Fleischer landed in the middle of the congressional debate after writing a paper that argues private equity managers are using the "carried interest" loophole to pay capital gains rates of 15 percent on profits that provide most of their compensation instead of the ordinary income tax rate of 35 percent. In a related paper to be published next year in the Tax Law Review, Fleischer argues that the Blackstone bill should be passed.
"The Blackstone bill isn't a long-term solution to the carried interest issue," Fleischer said. "But it plugs a gaping loophole. It's important to act quickly to protect the integrity of the corporate tax base."
The bill, introduced by Sens. Max Baucus, D-Mont., and Charles Grassley, R-Iowa, would raise the tax rate to 35 percent for publicly traded private equity firms such as Apollo Management, Fortress Investment Group, Oaktree Capital and The Blackstone Group.
Senate Majority Leader Harry Reid, D-Nev., suggested last week that a broader carried interest bill introduced in the House was not likely to see Senate action this year. But observers say the narrower Blackstone bill, which affects only publicly traded partnerships, was gaining ground.

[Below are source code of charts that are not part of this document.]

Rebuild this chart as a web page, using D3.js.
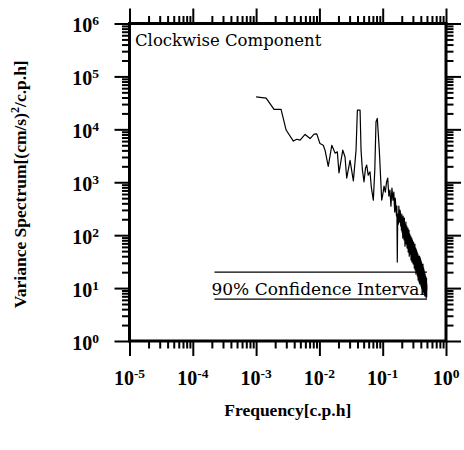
<!DOCTYPE html>
<html>
<head>
<meta charset="utf-8">
<script src="https://cdn.jsdelivr.net/npm/d3@7"></script>
<style>
  html, body { margin: 0; padding: 0; background: #fff; }
  svg { display: block; }
</style>
</head>
<body>
<svg id="chart" width="464" height="450"></svg>
<script>
// ---------------- data ----------------
const freq = [
  0.00100, 0.00144, 0.00192, 0.00248, 0.00298, 0.00388, 0.00439, 0.00495, 0.00594, 0.00713,
  0.00824, 0.00908, 0.0102, 0.0115, 0.0123, 0.0138, 0.0157, 0.0177, 0.0192, 0.0204,
  0.0234, 0.0254, 0.0270, 0.0305, 0.0344, 0.0379, 0.0398, 0.0439, 0.0455, 0.0478,
  0.0507, 0.0535, 0.0559, 0.0590, 0.0630, 0.0660, 0.0711, 0.0750, 0.0784, 0.0822,
  0.0884, 0.0964,
  0.100, 0.105, 0.110, 0.115, 0.120, 0.125, 0.130, 0.135, 0.140, 0.145,
  0.1500, 0.1525, 0.1550, 0.1575, 0.1600, 0.1625, 0.1650, 0.1675, 0.1700, 0.1725,
  0.1750, 0.1775, 0.1800, 0.1825, 0.1850, 0.1875, 0.1900, 0.1925, 0.1950, 0.1975,
  0.2000, 0.2025, 0.2050, 0.2075, 0.2100, 0.2125, 0.2150, 0.2175, 0.2200, 0.2225,
  0.2250, 0.2275, 0.2300, 0.2325, 0.2350, 0.2375, 0.2400, 0.2425, 0.2450, 0.2475,
  0.2500, 0.2525, 0.2550, 0.2575, 0.2600, 0.2625, 0.2650, 0.2675, 0.2700, 0.2725,
  0.2750, 0.2775, 0.2800, 0.2825, 0.2850, 0.2875, 0.2900, 0.2925, 0.2950, 0.2975,
  0.3000, 0.3025, 0.3050, 0.3075, 0.3100, 0.3125, 0.3150, 0.3175, 0.3200, 0.3225,
  0.3250, 0.3275, 0.3300, 0.3325, 0.3350, 0.3375, 0.3400, 0.3425, 0.3450, 0.3475,
  0.3500, 0.3525, 0.3550, 0.3575, 0.3600, 0.3625, 0.3650, 0.3675, 0.3700, 0.3725,
  0.3750, 0.3775, 0.3800, 0.3825, 0.3850, 0.3875, 0.3900, 0.3925, 0.3950, 0.3975,
  0.4000, 0.4025, 0.4050, 0.4075, 0.4100, 0.4125, 0.4150, 0.4175, 0.4200, 0.4225,
  0.4250, 0.4275, 0.4300, 0.4325, 0.4350, 0.4375, 0.4400, 0.4425, 0.4450, 0.4475,
  0.4500, 0.4525, 0.4550, 0.4575, 0.4600, 0.4625, 0.4650, 0.4675, 0.4700, 0.4725,
  0.4750, 0.4775, 0.4800, 0.4825, 0.4850, 0.4875, 0.4900, 0.4925, 0.4950, 0.4975,
  0.5000
];
const spectrum = [
  41000, 38800, 23800, 23800, 9700, 6000, 6500, 6250, 8000, 6700,
  8100, 8200, 5400, 5000, 4000, 2000, 5000, 3550, 3750, 1500,
  4050, 3000, 1200, 2600, 1060, 4000, 23000, 23000, 4000, 1700,
  1020, 1850, 2110, 1365, 1575, 820, 460, 1700, 13860, 16070,
  4050, 460,
  572, 846, 650, 1007, 1198, 548, 711, 354, 775, 460,
  650, 387, 273, 502, 404, 298, 230, 354, 31, 193,
  250, 162, 354, 210, 177, 298, 273, 149, 210, 125,
  250, 114, 193, 88, 230, 130, 177, 81, 210, 96,
  62, 162, 88, 177, 68, 125, 149, 57, 114, 74,
  136, 48, 96, 62, 125, 40, 81, 105, 44, 88,
  52, 96, 34, 74, 44, 88, 31, 62, 81, 37,
  68, 28.5, 52, 74, 31, 57, 24, 62, 37, 68,
  22, 52, 31, 57, 18.4, 44, 26, 52, 20, 40,
  48, 16.9, 37, 22, 44, 14.2, 31, 40, 15.5, 34,
  13, 37, 20, 40, 11.9, 28.5, 16.9, 37, 13, 26,
  34, 10.9, 24, 14.2, 31, 10, 22, 28.5, 11.9, 26,
  9.2, 24, 13, 28.5, 8.4, 20, 10.9, 24, 9.2, 18.4,
  22, 7.7, 16.9, 10, 20, 7.1, 14.2, 18.4, 8.4, 15.5,
  7.1, 16.9, 9.2, 14.2, 6.5, 13, 7.7, 15.5, 6.8, 11.9,
  9.2
];
const xDomain = [1e-5, 1];
const yDomain = [1, 1e6];
const xMajorExp = [-5, -4, -3, -2, -1, 0];
const yMajorExp = [0, 1, 2, 3, 4, 5, 6];
const ciFreq = [2.2e-4, 0.5];
const ciBounds = [6.2, 20];
const titleText = "Clockwise Component";
const ciText = "90% Confidence Interval";
const xLabel = "Frequency[c.p.h]";
const yLabelMain = "Variance Spectrum[(cm/s)";
const yLabelSup = "2";
const yLabelTail = "/c.p.h]";

// ---------------- layout ----------------
const svg = d3.select("#chart");
const L = 129.5, R = 446, T = 23.5, B = 341;
const x = d3.scaleLog().domain(xDomain).range([L, R]);
const y = d3.scaleLog().domain(yDomain).range([B, T]);

const serif = "'Liberation Serif', 'Times New Roman', serif";
const serif2 = "'DejaVu Serif', serif";

function allTicks(domain) {
  const out = [];
  const e0 = Math.round(Math.log10(domain[0])), e1 = Math.round(Math.log10(domain[1]));
  for (let e = e0; e <= e1; e++) {
    for (let m = 1; m <= 9; m++) {
      if (e === e1 && m > 1) break;
      out.push(m * Math.pow(10, e));
    }
  }
  return out;
}
const isMajor = v => Math.abs(Math.log10(v) - Math.round(Math.log10(v))) < 1e-9;
const MAJ = 15, MIN = 7.5;

function styleAxis(g, sign, horiz) {
  g.select(".domain").remove();
  g.selectAll(".tick text").remove();
  g.selectAll(".tick line")
    .attr("stroke", "#000")
    .attr("stroke-width", 2)
    .each(function(d) {
      const len = (isMajor(d) ? MAJ : MIN) * sign;
      if (horiz) d3.select(this).attr("y2", len).attr("x2", 0);
      else d3.select(this).attr("x2", len).attr("y2", 0);
    });
}

const xt = allTicks(xDomain), yt = allTicks(yDomain);
svg.append("g").attr("transform", `translate(0,${B})`)
  .call(d3.axisBottom(x).tickValues(xt).tickFormat(""))
  .call(g => styleAxis(g, 1, true));
svg.append("g").attr("transform", `translate(0,${T})`)
  .call(d3.axisTop(x).tickValues(xt).tickFormat(""))
  .call(g => styleAxis(g, -1, true));
svg.append("g").attr("transform", `translate(${L},0)`)
  .call(d3.axisLeft(y).tickValues(yt).tickFormat(""))
  .call(g => styleAxis(g, -1, false));
svg.append("g").attr("transform", `translate(${R},0)`)
  .call(d3.axisRight(y).tickValues(yt).tickFormat(""))
  .call(g => styleAxis(g, 1, false));

// frame
svg.append("rect")
  .attr("x", L).attr("y", T).attr("width", R - L).attr("height", B - T)
  .attr("fill", "none").attr("stroke", "#000").attr("stroke-width", 3);

// tick labels
const xl = svg.append("g").attr("font-family", serif).attr("font-weight", "bold").attr("fill", "#000");
xMajorExp.forEach(e => {
  const t = xl.append("text")
    .attr("x", x(Math.pow(10, e))).attr("y", 385)
    .attr("text-anchor", "middle").attr("font-size", 20);
  t.append("tspan").text("10");
  t.append("tspan").attr("font-size", 13.5).attr("dy", -7).text(String(e));
});
const yl = svg.append("g").attr("font-family", serif).attr("font-weight", "bold").attr("fill", "#000");
yMajorExp.forEach(e => {
  const t = yl.append("text")
    .attr("x", 99).attr("y", y(Math.pow(10, e)) + 8.5)
    .attr("text-anchor", "end").attr("font-size", 20);
  t.append("tspan").text("10");
  t.append("tspan").attr("font-size", 13.5).attr("dy", -7).text(String(e));
});

// axis titles
svg.append("text")
  .attr("x", (L + R) / 2).attr("y", 416)
  .attr("text-anchor", "middle")
  .attr("font-family", serif).attr("font-weight", "bold").attr("font-size", 17.5)
  .text(xLabel);
const yt2 = svg.append("text")
  .attr("transform", `translate(26,${(T + B) / 2 + 2}) rotate(-90)`)
  .attr("text-anchor", "middle")
  .attr("font-family", serif).attr("font-weight", "bold").attr("font-size", 17.5);
yt2.append("tspan").text(yLabelMain);
yt2.append("tspan").attr("font-size", 12).attr("dy", -7).text(yLabelSup);
yt2.append("tspan").attr("dy", 7).text(yLabelTail);

// in-plot title
svg.append("text")
  .attr("x", 135).attr("y", 46)
  .attr("font-family", serif2).attr("font-size", 16.5).attr("fill", "#000")
  .text(titleText);

// confidence interval
ciBounds.forEach(v => {
  svg.append("line")
    .attr("x1", x(ciFreq[0])).attr("x2", x(ciFreq[1]))
    .attr("y1", y(v)).attr("y2", y(v))
    .attr("stroke", "#000").attr("stroke-width", 1.3);
});
svg.append("text")
  .attr("x", x(ciFreq[0]) - 3).attr("y", 295)
  .attr("font-family", serif2).attr("font-size", 17).attr("fill", "#000")
  .text(ciText);

// spectrum line
const pts = freq.map((f, i) => [f, spectrum[i]]);
svg.append("path")
  .datum(pts)
  .attr("fill", "none").attr("stroke", "#000").attr("stroke-width", 1.2)
  .attr("stroke-linejoin", "round")
  .attr("d", d3.line().x(d => x(d[0])).y(d => y(d[1])));
</script>
</body>
</html>
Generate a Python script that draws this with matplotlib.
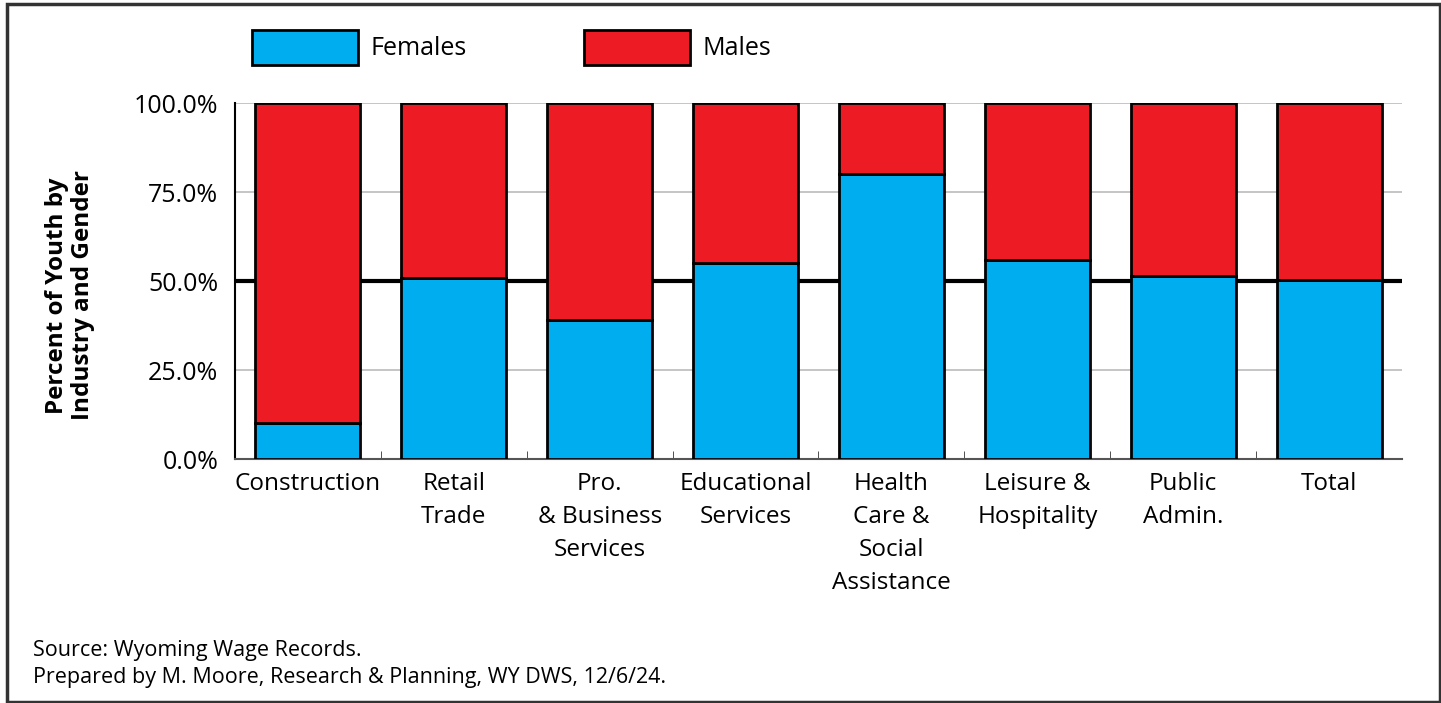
import matplotlib.pyplot as plt
from matplotlib.patches import Patch, Rectangle
from matplotlib.ticker import FuncFormatter
import numpy as np

industries = ['Construction', 'Retail\nTrade', 'Pro.\n& Business\nServices', 'Educational\nServices',
              'Health\nCare &\nSocial\nAssistance', 'Leisure &\nHospitality', 'Public\nAdmin.', 'Total']
females = [10.1, 50.8, 39.0, 55.2, 80.0, 55.9, 51.4, 50.2]
males = [100 - f for f in females]

blue = '#00AEEF'
red = '#ED1C24'

plt.rcParams['font.family'] = ['Open Sans', 'DejaVu Sans']

fig = plt.figure(figsize=(14.41, 7.03), dpi=100)
ax = fig.add_axes([0.163, 0.347, 0.81, 0.506])

x = np.arange(len(industries))
ax.bar(x, females, width=0.72, color=blue, edgecolor='black', linewidth=2, zorder=3)
ax.bar(x, males, bottom=females, width=0.72, color=red, edgecolor='black', linewidth=2, zorder=3)

ax.set_xlim(-0.5, len(industries) - 0.5)
ax.set_ylim(0, 100)
ax.set_yticks([0, 25, 50, 75, 100])
ax.yaxis.set_major_formatter(FuncFormatter(lambda v, p: f'{v:.1f}%'))
ax.tick_params(axis='y', length=0, labelsize=18, pad=12)
ax.set_xticks(x)
ax.set_xticklabels(industries, fontsize=17.5, linespacing=1.5)
ax.set_xticks(np.arange(0.5, len(industries) - 0.5), minor=True)
ax.tick_params(axis='x', which='major', length=0, pad=9)
ax.tick_params(axis='x', which='minor', direction='in', length=6, color='#333333')
ax.grid(axis='y', color='#bbbbbb', linewidth=1.2, zorder=0)
ax.axhline(50, color='black', linewidth=3, zorder=2)

for s in ['top', 'right']:
    ax.spines[s].set_visible(False)
ax.spines['left'].set_color('black')
ax.spines['left'].set_linewidth(1.5)
ax.spines['bottom'].set_color('#555555')
ax.spines['bottom'].set_linewidth(1.5)

ax.set_ylabel('Percent of Youth by\nIndustry and Gender', fontsize=17.5, fontweight='bold',
              linespacing=1.1)
ax.yaxis.set_label_coords(-0.12, 0.46)

handles = [Patch(facecolor=blue, edgecolor='black', linewidth=2, label='Females'),
           Patch(facecolor=red, edgecolor='black', linewidth=2, label='Males')]
fig.legend(handles=handles, loc='upper left', bbox_to_anchor=(0.159, 0.99), ncol=2, frameon=False,
           fontsize=18, handlelength=4.25, handleheight=1.8, handletextpad=0.5, columnspacing=4.7)

fig.text(0.023, 0.074, 'Source: Wyoming Wage Records.', fontsize=15.5, va='center')
fig.text(0.023, 0.036, 'Prepared by M. Moore, Research & Planning, WY DWS, 12/6/24.', fontsize=15.5, va='center')

fig.add_artist(Rectangle((0.005, 0.002), 0.994, 0.992, transform=fig.transFigure, fill=False,
                         edgecolor='#333333', linewidth=2.5))

fig.savefig('out.png', dpi=100)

"If Congress doesn't act this fall, it'll be that much harder to address in the future as more and more firms adopt the PTP structure just to avoid taxes," Fleischer said.
Fleischer predicts Congress ultimately will approve the broader measure closing the carried interest tax loophole, raising taxes on private equity firms as well as oil-and-gas and real estate partnerships.
"I think most of the concerns that have been raised by the private equity industry are bogus," he said. "They suggested that raising taxes on fund managers is going to decrease the returns to pension funds that invest with these firms. The evidence just isn't there. Any decrease would be such a tiny amount that it isn't going to make any difference."
Fleischer says his interest in the loophole rose from his ongoing academic research into the tax treatment of carried interest.
He presented his findings at academic workshops in March 2006, but says his work went largely unnoticed until a year later, when congressional aides came across the paper and invited him to testify at a Senate Finance Committee roundtable.
Fleischer, who joined the U. of I. this fall after teaching law at the University of Colorado and UCLA, said his first brush with Congress has given him new respect for the ways of Washington.
"It's made me more of an optimist about the potential influence of academics on real world policy debates," Fleischer said. "I've found staffers are very willing and eager to listen to what we have to say and there are lots of smart people in Washington who are interested in getting it right. That's inspiring."